A militant group claimed responsibility for the abduction of 12 Iranian security personnel and soldiers southeast the border with Pakistan, Iran’s semi-official news agency ISNA reported Monday.
"The terrorist group Jaish-ul-Adl has posted two photos... claiming that those in it are the forces abducted" on October 16, AFP reported. The photo shows seven members of Iran’s Revolutionary Guard Corps (IRGC) and 15 security personnel in their military garb.
Jaish-ul-Adl, formed in 2012, is a successor to the extremist group Jundallah which led the bloody rebellion between 2005 and 2010.
Poor Sistan-Baluchestan province, bordering Pakistan and Afghanistan, where a majority of Sunnis are ethnic Baluchis, has been battling clashes between regime forces and Baloch separatists or militant groups, according to AFP. The Sunni Baloch minority accounts for about 2 percent of Iran's population.
The photos also show a haul of automatic weapons and sniper rifles, rocket launchers, machine-guns, grenades and ammunition, apparently seized from the Iranian forces.
IRGC Ground Force Commander, Brigadier General Mohammad Pakpour, left for Pakistan on Monday to pursue the case of the kidnapped Iranians, according to an IRGC statement.
Meanwhile, Iranian Oil Ministry quoted Minister Bijan Zanganeh as saying that Iranian oil output cannot be replaced by other oil-producing countries if Tehran is hit by US sanctions in November, Reuters published in a report from Dubai.
“As I have repeatedly said there is no replacement for Iranian oil in the market,” said Zanganeh.
In May, US President Donald Trump pulled out of an international nuclear deal with Iran and announced sanctions against OPEC’s third-largest producer. Washington is pushing allies to cut imports of Iranian oil to zero and will reimpose sanctions on Iranian oil and financial sectors in November.
In June, OPEC agreed to boost supply to make up for the expected disruption to Iranian exports. But Iran has repeatedly said that its oil exports cannot be reduced to zero because of high demand levels in the market.
“The market’s knowledge of this inability has raised the prices as the average price (of crude) ... Rising oil prices have slowed down the economic growth of most of the consumer countries, which is affecting the global economy,” Oil Minister noted.
Zanganeh advised Trump “to forgo imposition of sanctions on Iran’s oil exports”, saying that the non-OPEC producers of oil were also unable “to offset disruptions in the market”.
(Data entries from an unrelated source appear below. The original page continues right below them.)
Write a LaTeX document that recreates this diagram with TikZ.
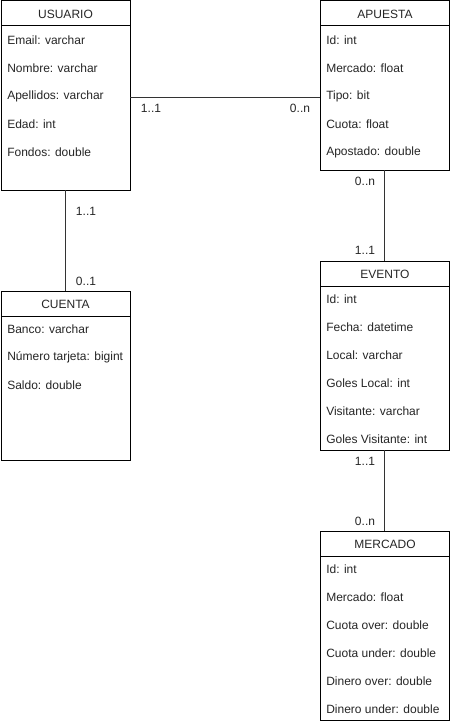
\documentclass[tikz,border=0pt]{standalone}
\usepackage{fontspec}
\setmainfont{Liberation Sans}
\begin{document}
\begin{tikzpicture}[x=0.75pt,y=-0.75pt,
  box/.style={draw=black,line width=0.75pt,inner sep=0pt,outer sep=0pt,minimum width=96.75pt,anchor=north west},
  tall/.style={box,minimum height=141.75pt},
  short/.style={box,minimum height=126.75pt},
  ttl/.style={font=\fontsize{9}{11}\selectfont,text=black!85,inner sep=0pt},
  attr/.style={font=\fontsize{9}{11}\selectfont,text=black!85,inner sep=0pt,anchor=west},
  card/.style={font=\fontsize{9}{11}\selectfont,text=black!85,inner sep=0pt},
  hdr/.style={draw=black,line width=0.75pt},
  conn/.style={draw=black!80,line width=0.75pt}]
\useasboundingbox (0,0) rectangle (451,724);
\fill[white] (0,0) rectangle (451,724);

% USUARIO
\node[tall] (usuario) at (1,1) {};
\draw[hdr] (usuario.west |- 0,26) -- (usuario.east |- 0,26);
\node[ttl] (usuarioT) at (65.5,14) {USUARIO};
\node[attr] (u1) at (7,40) {Email: varchar};
\node[attr] (u2) at (7,68) {Nombre: varchar};
\node[attr] (u3) at (7,96) {Apellidos: varchar};
\node[attr] (u4) at (7,124) {Edad: int};
\node[attr] (u5) at (7,152) {Fondos: double};

% APUESTA
\node[short] (apuesta) at (320,1) {};
\draw[hdr] (apuesta.west |- 0,26) -- (apuesta.east |- 0,26);
\node[ttl] (apuestaT) at (385,14) {APUESTA};
\node[attr] (a1) at (326,40) {Id: int};
\node[attr] (a2) at (326,68) {Mercado: float};
\node[attr] (a3) at (326,96) {Tipo: bit};
\node[attr] (a4) at (326,124) {Cuota: float};
\node[attr] (a5) at (326,152) {Apostado: double};

% CUENTA
\node[short] (cuenta) at (1,291) {};
\draw[hdr] (cuenta.west |- 0,316) -- (cuenta.east |- 0,316);
\node[ttl] (cuentaT) at (65.5,304) {CUENTA};
\node[attr] (c1) at (7,329) {Banco: varchar};
\node[attr] (c2) at (7,357) {Número tarjeta: bigint};
\node[attr] (c3) at (7,385) {Saldo: double};

% EVENTO
\node[tall] (evento) at (320,261) {};
\draw[hdr] (evento.west |- 0,286) -- (evento.east |- 0,286);
\node[ttl] (eventoT) at (385,274) {EVENTO};
\node[attr] (e1) at (326,299) {Id: int};
\node[attr] (e2) at (326,327) {Fecha: datetime};
\node[attr] (e3) at (326,355) {Local: varchar};
\node[attr] (e4) at (326,383) {Goles Local: int};
\node[attr] (e5) at (326,411) {Visitante: varchar};
\node[attr] (e6) at (326,439) {Goles Visitante: int};

% MERCADO
\node[tall] (mercado) at (320,531) {};
\draw[hdr] (mercado.west |- 0,556) -- (mercado.east |- 0,556);
\node[ttl] (mercadoT) at (385,544) {MERCADO};
\node[attr] (m1) at (326,569) {Id: int};
\node[attr] (m2) at (326,597) {Mercado: float};
\node[attr] (m3) at (326,625) {Cuota over: double};
\node[attr] (m4) at (326,653) {Cuota under: double};
\node[attr] (m5) at (326,681) {Dinero over: double};
\node[attr] (m6) at (326,709) {Dinero under: double};

% connectors
\draw[conn] (usuario.east |- 0,97.5) -- (apuesta.west |- 0,97.5);
\draw[conn] (usuario.south) -- (cuenta.north);
\draw[conn] (apuesta.south) -- (evento.north);
\draw[conn] (evento.south) -- (mercado.north);

% cardinalities
\node[card] (k1) at (151,108) {1..1};
\node[card] (k2) at (300,108) {0..n};
\node[card] (k3) at (86,211) {1..1};
\node[card] (k4) at (86,281) {0..1};
\node[card] (k5) at (365,181) {0..n};
\node[card] (k6) at (365,250) {1..1};
\node[card] (k7) at (365,461) {1..1};
\node[card] (k8) at (365,521) {0..n};
\end{tikzpicture}
\end{document}
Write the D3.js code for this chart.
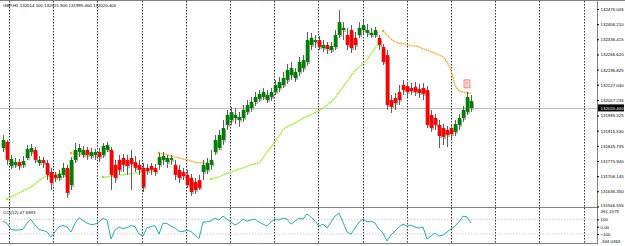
<!DOCTYPE html>
<html>
<head>
<meta charset="utf-8">
<script src="https://cdn.jsdelivr.net/npm/d3@7"></script>
<style>
  html, body { margin: 0; padding: 0; background: #fff; }
  svg { display: block; }
  text { font-family: "Liberation Sans", Arial, sans-serif; }
</style>
</head>
<body>
<div id="chart"></div>
<script>
// chart data (GBP, H1)
const header = "GBP,H1  132014.100 132021.900 131995.400 132020.400";
const lastPrice = 132020.400;

const opens = [131836,131864,131753,131758,131771,131758,131790,131817,131827,131767,131781,131767,131725,131712,131698,131712,131744,131665,131781,131817,
  131804,131827,131799,131804,131817,131804,131827,131827,131758,131781,131790,131781,131790,131771,131758,131744,131744,131753,131744,131758,
  131781,131771,131781,131758,131735,131725,131712,131698,131679,131688,131725,131735,131758,131817,131836,131873,131942,131965,131974,131965,
  131974,132002,132020,132048,132062,132071,132057,132071,132094,132112,132126,132149,132172,132158,132186,132204,132232,132310,132324,132333,
  132296,132310,132287,132301,132356,132379,132356,132379,132343,132356,132379,132366,132356,132356,132343,132301,132264,132057,132066,132094,
  132126,132121,132112,132117,132108,132112,132103,131988,131974,131942,131928,131919,131928,131910,131942,131974,132002,132020];
const closes = [131873,131781,131785,131771,131753,131776,131831,131836,131781,131781,131767,131712,131675,131698,131716,131744,131629,131781,131827,131836,
  131827,131804,131817,131817,131794,131845,131850,131712,131698,131735,131758,131753,131762,131744,131735,131656,131730,131735,131725,131794,
  131799,131790,131790,131712,131698,131707,131665,131633,131642,131652,131758,131767,131781,131873,131896,131928,131988,132002,131988,131979,
  132011,132034,132048,132071,132085,132094,132080,132094,132126,132140,132158,132195,132204,132186,132232,132241,132333,132343,132333,132301,
  132310,132292,132306,132356,132416,132389,132310,132296,132310,132389,132402,132379,132366,132379,132310,132232,132034,132025,132043,132057,
  132103,132094,132098,132094,132089,132085,131942,131928,131942,131891,131887,131896,131900,131946,131974,132011,132071,132052];
const highs = [131896,131873,131804,131790,131785,131799,131850,131854,131840,131799,131794,131781,131744,131725,131735,131767,131758,131794,131859,131854,
  131845,131840,131836,131831,131836,131859,131864,131840,131781,131804,131808,131804,131827,131799,131781,131767,131762,131767,131762,131813,
  131817,131804,131804,131781,131758,131744,131735,131716,131698,131712,131781,131790,131827,131896,131919,131965,132011,132025,132020,132002,
  132034,132057,132071,132094,132103,132112,132103,132112,132149,132163,132186,132223,132232,132204,132255,132264,132370,132366,132356,132352,
  132333,132324,132324,132379,132471,132416,132389,132402,132370,132416,132425,132407,132389,132393,132356,132315,132287,132080,132089,132126,
  132149,132140,132135,132140,132131,132135,132121,132011,131992,131965,131946,131937,131946,131965,131992,132029,132094,132080];
const lows = [131817,131758,131739,131744,131735,131744,131781,131799,131767,131753,131744,131688,131642,131679,131684,131698,131606,131642,131767,131794,
  131790,131781,131785,131781,131771,131790,131817,131642,131675,131712,131725,131712,131642,131725,131712,131633,131712,131712,131707,131735,
  131758,131744,131758,131688,131675,131688,131652,131615,131624,131642,131688,131716,131735,131804,131827,131850,131919,131942,131946,131933,
  131956,131988,132002,132029,132048,132057,132043,132052,132080,132094,132112,132131,132149,132140,132167,132186,132214,132287,132296,132287,
  132278,132269,132273,132287,132343,132333,132287,132273,132287,132343,132356,132347,132343,132343,132287,132218,132011,131997,132011,132034,
  132080,132071,132080,132075,132066,132057,131928,131910,131919,131836,131850,131840,131873,131891,131919,131956,131988,132002];

// trailing line segments (start bar index + values)
const greenLine = [
  { start: 1, vals: [131601,131610,131619,131629,131638,131647,131656,131670,131684,131698,131707,131712,131716,131716,131721,131721] },
  { start: 25, vals: [131702,131702,131707,131707,131712,131712,131716,131716,131721,131721,131725,131725,131730,131730] },
  { start: 52, vals: [131693,131698,131702,131712,131718,131725,131732,131739,131744,131751,131758,131762,131767,131790,131817,131840,131864,131891,131919,131933,
    131942,131951,131962,131972,131981,131990,131999,132006,132020,132034,132048,132066,132091,132117,132142,132167,132191,132209,132227,132241,
    132269,132296,132315,132324] }
];
const orangeLine = [
  { start: 17, vals: [131813,131808,131804,131804,131799,131799,131799,131794] },
  { start: 39, vals: [131813,131808,131804,131799,131794,131790,131785,131781,131776,131771,131767,131767,131767] },
  { start: 95, vals: [132375,132356,132338,132324,132319,132317,132310,132306,132306,132301,132292,132287,132278,132273,132264,132255,132232,132195,132126,132098,
    132094,132089,132089] }
];
const alertBar = 116, alertPrice = 132131;

const priceTicks = [132476.005,132406.210,132336.415,132266.620,132196.825,132127.030,132057.235,131985.325,
  131915.530,131845.735,131775.940,131706.145,131636.350,131566.555];

// CCI(12)
const cci = [76,45,-39,-46,-44,-37,49,97,22,-39,-53,-69,-141,-69,1,15,-3,-73,45,124,
  83,49,29,35,63,113,90,-169,-46,-5,-26,-12,15,-1,-101,-128,-12,1,15,-101,
  49,42,8,-19,-60,-69,-46,-67,-114,-162,63,67,76,117,90,144,103,63,22,49,
  103,76,90,103,63,35,8,63,103,90,117,103,35,76,117,103,171,131,76,8,
  35,-19,63,144,185,63,-73,-101,-19,63,103,63,76,49,-33,-87,-196,-114,-60,-5,
  35,8,22,-5,-19,-5,-169,-128,-87,-128,-114,-73,-33,8,63,144,131,47.69];
const cciLevels = [100, 0, -100];
const cciMax = 261.1579, cciMin = -344.0363;
const cciTitle = "CCI(12) 47.6933";

const W = 625, H = 246;
const plotR = 597, mainB = 207, subT = 208, subB = 243;
const fs = 4.4;

const svg = d3.select("#chart").append("svg").attr("width", W).attr("height", H);
svg.append("rect").attr("width", W).attr("height", H).attr("fill", "#fff");

const x = d3.scaleLinear().domain([0, closes.length - 1]).range([3, 471]);
const y = d3.scaleLinear().domain([131563.9, 132517.5]).range([mainB, 0]);
const yc = d3.scaleLinear().domain([-222, 254]).range([subB, subT]);

// vertical dashed grid
svg.append("g").selectAll("line").data(d3.range(9, plotR, 44.2)).join("line")
  .attr("x1", d => Math.round(d) + 0.5).attr("x2", d => Math.round(d) + 0.5)
  .attr("y1", 1).attr("y2", subB)
  .attr("stroke", "#000").attr("stroke-width", 0.8).attr("stroke-dasharray", "1.5,1.5");

// current price line
svg.append("line").attr("x1", 0).attr("x2", plotR).attr("y1", Math.round(y(lastPrice)) + 0.5).attr("y2", Math.round(y(lastPrice)) + 0.5)
  .attr("stroke", "#c0c0c0").attr("stroke-width", 1);

// cci levels
svg.append("g").selectAll("line").data([100, -100]).join("line")
  .attr("x1", 0).attr("x2", plotR).attr("y1", d => yc(d)).attr("y2", d => yc(d))
  .attr("stroke", "#c0c0c0").attr("stroke-width", 0.8).attr("stroke-dasharray", "1.5,1.5");

// trailing lines
const segLine = d3.line().x(d => x(d[0])).y(d => y(d[1]));
function drawSegs(segs, color) {
  segs.forEach(s => {
    const pts = s.vals.map((v, k) => [s.start + k, v]);
    svg.append("path").attr("d", segLine(pts)).attr("fill", "none")
      .attr("stroke", color).attr("stroke-width", 1.3).attr("stroke-dasharray", "1.6,0.6");
    svg.append("circle").attr("cx", x(pts[0][0])).attr("cy", y(pts[0][1])).attr("r", 1.2).attr("fill", color);
  });
}
drawSegs(greenLine, "#8cf518");
drawSegs(orangeLine, "#ffa31a");

// candles
const bars = closes.map((c, i) => ({ i, o: opens[i], h: highs[i], l: lows[i], c }));
const cg = svg.append("g");
cg.selectAll("line").data(bars).join("line")
  .attr("x1", d => x(d.i) + 0.5).attr("x2", d => x(d.i) + 0.5)
  .attr("y1", d => y(d.h)).attr("y2", d => y(d.l))
  .attr("stroke", "#5e5e5e").attr("stroke-width", 1);
cg.selectAll("rect.ghost").data(bars).join("rect").attr("class", "ghost")
  .attr("x", d => x(d.i) + 1.2).attr("width", 1.8)
  .attr("y", d => y(Math.max(d.o, d.c)) + 2).attr("height", d => Math.max(1, Math.abs(y(d.o) - y(d.c))))
  .attr("fill", "#b4b4b4");
cg.selectAll("rect.body").data(bars).join("rect").attr("class", "body")
  .attr("x", d => x(d.i) - 1.3).attr("width", 3.6)
  .attr("y", d => y(Math.max(d.o, d.c))).attr("height", d => Math.max(1.8, Math.abs(y(d.o) - y(d.c))))
  .attr("fill", d => d.c >= d.o ? "#008000" : "#ff0000");

// alert marker
svg.append("rect").attr("x", x(alertBar) - 3).attr("y", y(alertPrice) - 4).attr("width", 6).attr("height", 8)
  .attr("fill", "#ffd8d8").attr("stroke", "#f06060").attr("stroke-width", 0.7);
svg.append("text").attr("x", x(alertBar)).attr("y", y(alertPrice) + 2.5).attr("text-anchor", "middle")
  .attr("font-size", 6).attr("fill", "#e03030").text("!");

// cci line
svg.append("path").datum(cci)
  .attr("d", d3.line().x((d, i) => x(i)).y(d => yc(d)))
  .attr("fill", "none").attr("stroke", "#20b2aa").attr("stroke-width", 1);

// borders
svg.append("line").attr("x1", 0).attr("x2", W).attr("y1", 0.5).attr("y2", 0.5).attr("stroke", "#808080");
svg.append("line").attr("x1", plotR + 0.5).attr("x2", plotR + 0.5).attr("y1", 0).attr("y2", subB + 1).attr("stroke", "#808080");
svg.append("line").attr("x1", 0).attr("x2", plotR).attr("y1", mainB + 0.5).attr("y2", mainB + 0.5).attr("stroke", "#808080");
svg.append("line").attr("x1", 0).attr("x2", plotR).attr("y1", subB + 0.5).attr("y2", subB + 0.5).attr("stroke", "#808080");

// price axis
const pa = svg.append("g").attr("transform", `translate(${plotR},0)`)
  .call(d3.axisRight(y).tickValues(priceTicks).tickFormat(d => d.toFixed(3)).tickSize(2).tickPadding(1.5));
pa.select(".domain").remove();
pa.selectAll("text").attr("font-size", fs).attr("fill", "#000").style("font-family", "Liberation Sans, Arial, sans-serif");
pa.selectAll("line").attr("stroke", "#000");
pa.selectAll(".tick").filter(d => d === priceTicks[priceTicks.length - 1]).select("text").attr("dy", "0.1em");

// last price box
svg.append("rect").attr("x", plotR + 1).attr("y", y(lastPrice) - 3.5).attr("width", W - plotR - 2).attr("height", 7).attr("fill", "#000");
svg.append("text").attr("x", plotR + 3.5).attr("y", y(lastPrice) + 1.6).attr("font-size", fs).attr("fill", "#fff").text(lastPrice.toFixed(3));

// cci axis
const ca = svg.append("g").attr("transform", `translate(${plotR},0)`)
  .call(d3.axisRight(yc).tickValues(cciLevels).tickFormat(d => d === 0 ? "0.00" : d3.format("d")(d)).tickSize(2).tickPadding(1.5));
ca.select(".domain").remove();
ca.selectAll("text").attr("font-size", fs).attr("fill", "#000").style("font-family", "Liberation Sans, Arial, sans-serif");
ca.selectAll("line").attr("stroke", "#000");
svg.append("text").attr("x", plotR + 3.5).attr("y", subT + 5).attr("font-size", fs).text(cciMax.toFixed(4));
svg.append("text").attr("x", plotR + 3.5).attr("y", subB - 0.3).attr("font-size", fs).text(cciMin.toFixed(4));

// titles
svg.append("text").attr("x", 3).attr("y", 7).attr("font-size", fs).attr("fill", "#000").text(header);
svg.append("text").attr("x", 3).attr("y", subT + 6).attr("font-size", fs).attr("fill", "#000").text(cciTitle);
</script>
</body>
</html>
US Treasury Secretary Steven Mnuchin, in an interview with Reuters on Sunday, dismissed concerns that oil prices could rise, saying the market had already factored in the losses.
Iran warned that if it cannot sell its oil due to US pressure, then no other regional country will be allowed to do so either, threatening to block the Strait of Hormuz, as referred by Reuters.
Under the 2015 nuclear deal, most international sanctions against Tehran were lifted in 2016 in exchange for Iran curbing its nuclear program.